Over the years, SPS has been pushing for the use of digital platforms and technology to help rehabilitate prisoners and better reintegrate former offenders into society. As OpenGov Asia reported, in 2019, SPS outlined several ways it is digitising prison administration and rehabilitation. For instance, SPS assesses the type of intervention each offender will require through video-counselling sessions. These sessions complement existing modes of communication and reduce travelling time and expenses for ex-offenders.

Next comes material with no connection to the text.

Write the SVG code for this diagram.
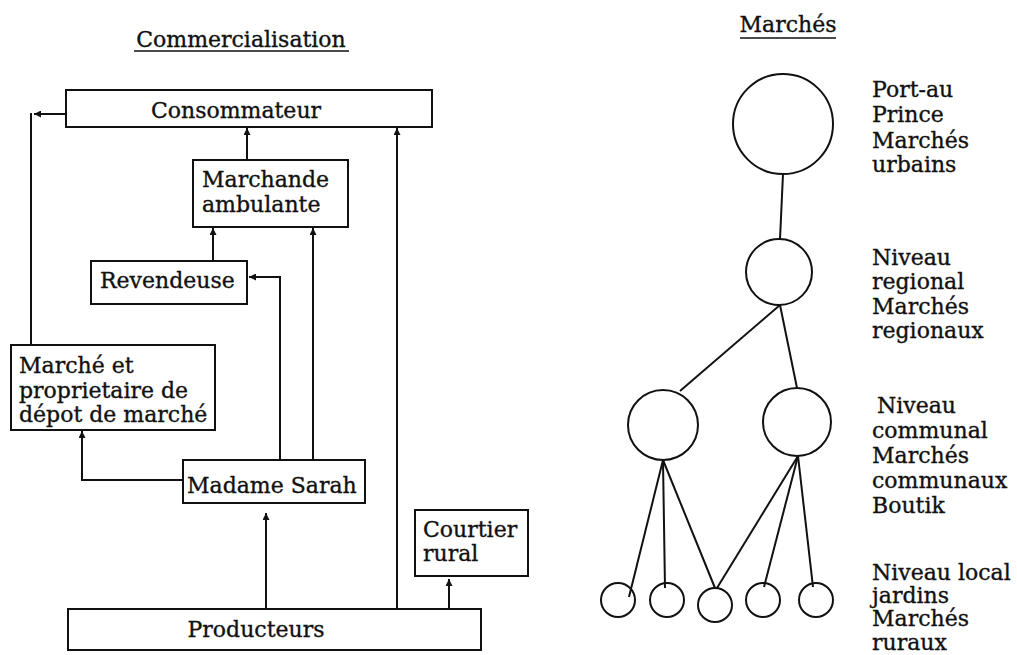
<svg xmlns="http://www.w3.org/2000/svg" width="1017" height="655" viewBox="0 0 1017 655">
<style>
text{font-family:"DejaVu Serif","Liberation Serif",serif;font-size:22px;fill:#111;stroke:#111;stroke-width:0.35}
.box{fill:#fff;stroke:#111;stroke-width:2}
.c{fill:none;stroke:#111;stroke-width:2}
.ln{fill:none;stroke:#111;stroke-width:2}
.u{stroke:#111;stroke-width:1.5}
</style>
<defs>
<marker id="ah" viewBox="0 0 10 10" refX="10" refY="5" markerUnits="userSpaceOnUse" markerWidth="10" markerHeight="7" orient="auto">
<path d="M0,0 L10,5 L0,10 z" fill="#111"/>
</marker>
</defs>
<rect width="1017" height="655" fill="#fff"/>

<g id="title-left">
<text x="241" y="47" text-anchor="middle">Commercialisation</text>
<line class="u" x1="134" y1="51" x2="349" y2="51"/>
</g>
<g id="title-right">
<text x="788" y="32" text-anchor="middle">Marchés</text>
<line class="u" x1="740" y1="38" x2="836" y2="38"/>
</g>

<g id="connectors">
<path class="ln" d="M66,114 H34" marker-end="url(#ah)"/>
<path class="ln" d="M31,113 V345"/>
<path class="ln" d="M247,160 V128" marker-end="url(#ah)"/>
<path class="ln" d="M213,261 V228" marker-end="url(#ah)"/>
<path class="ln" d="M280,459 V277 H249" marker-end="url(#ah)"/>
<path class="ln" d="M313,459 V228" marker-end="url(#ah)"/>
<path class="ln" d="M397,609 V128" marker-end="url(#ah)"/>
<path class="ln" d="M183,480 H82 V431" marker-end="url(#ah)"/>
<path class="ln" d="M266,609 V513" marker-end="url(#ah)"/>
<path class="ln" d="M449,609 V579" marker-end="url(#ah)"/>
<path class="ln" d="M783,174 L780,239"/>
<path class="ln" d="M780,305 L680,391"/>
<path class="ln" d="M780,305 L797,388"/>
<path class="ln" d="M663,460 L629,597"/>
<path class="ln" d="M663,460 L665,588"/>
<path class="ln" d="M663,460 L715,588"/>
<path class="ln" d="M798,456 L717,588"/>
<path class="ln" d="M798,456 L764,587"/>
<path class="ln" d="M798,456 L813,587"/>
</g>

<g id="consommateur">
<rect class="box" x="66" y="90" width="366" height="37"/>
<text x="236" y="118" text-anchor="middle">Consommateur</text>
</g>
<g id="marchande-ambulante">
<rect class="box" x="193" y="160" width="155" height="67"/>
<text x="202" y="187">Marchande</text>
<text x="202" y="212">ambulante</text>
</g>
<g id="revendeuse">
<rect class="box" x="91" y="261" width="156" height="43"/>
<text x="100" y="288">Revendeuse</text>
</g>
<g id="marche-proprietaire">
<rect class="box" x="11" y="345" width="204" height="85"/>
<text x="19" y="373">Marché et</text>
<text x="19" y="398">proprietaire de</text>
<text x="19" y="422">dépot de marché</text>
</g>
<g id="madame-sarah">
<rect class="box" x="183" y="460" width="182" height="43"/>
<text x="187" y="493">Madame Sarah</text>
</g>
<g id="courtier-rural">
<rect class="box" x="415" y="510" width="113" height="66"/>
<text x="423" y="537">Courtier</text>
<text x="423" y="561">rural</text>
</g>
<g id="producteurs">
<rect class="box" x="68" y="609" width="413" height="41"/>
<text x="256" y="637" text-anchor="middle">Producteurs</text>
</g>

<g id="urbain">
<circle class="c" cx="783" cy="124" r="50"/>
<text x="872" y="97">Port-au</text>
<text x="872" y="122">Prince</text>
<text x="872" y="148">Marchés</text>
<text x="872" y="172">urbains</text>
</g>
<g id="regional">
<circle class="c" cx="779" cy="272" r="33"/>
<text x="872" y="265">Niveau</text>
<text x="872" y="289">regional</text>
<text x="872" y="314">Marchés</text>
<text x="872" y="338">regionaux</text>
</g>
<g id="communal-1">
<circle class="c" cx="663" cy="425" r="35"/>
</g>
<g id="communal-2">
<circle class="c" cx="797" cy="422" r="34"/>
<text x="877" y="413">Niveau</text>
<text x="872" y="438">communal</text>
<text x="872" y="463">Marchés</text>
<text x="872" y="488">communaux</text>
<text x="872" y="513">Boutik</text>
</g>
<g id="local-1"><circle class="c" cx="618" cy="600" r="17"/></g>
<g id="local-2"><circle class="c" cx="667" cy="600" r="17"/></g>
<g id="local-3"><circle class="c" cx="715" cy="605" r="17"/>
<text x="872" y="580">Niveau local</text>
<text x="872" y="603">jardins</text>
<text x="872" y="626">Marchés</text>
<text x="872" y="650">ruraux</text>
</g>
<g id="local-4"><circle class="c" cx="763" cy="600" r="17"/></g>
<g id="local-5"><circle class="c" cx="816" cy="600" r="17"/></g>
</svg>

Furthermore, Housing Units (HUs) maintain inmate discipline and order using CCTVs and are supported by the Command, Control, Communication, Computer and Intelligence Management System (C4i). The C4i interacts with multiple systems to extract critical data and facilitate information flows between officers in the control centre and officers on the ground. Full digital CCTV coverage also enables officers to shift from routine guarding duties to focus on more value-adding work, such as inmate engagement.

The Intelligence-Driven Dynamic Security (IDDS) operating model is another core component of the HU that harnesses data in the operations and rehabilitation processes. SPS uses data analytics to enhance its surveillance systems and risk management capabilities, translating intelligence into usable and actionable information that helps officers on the ground make more informed operational decisions.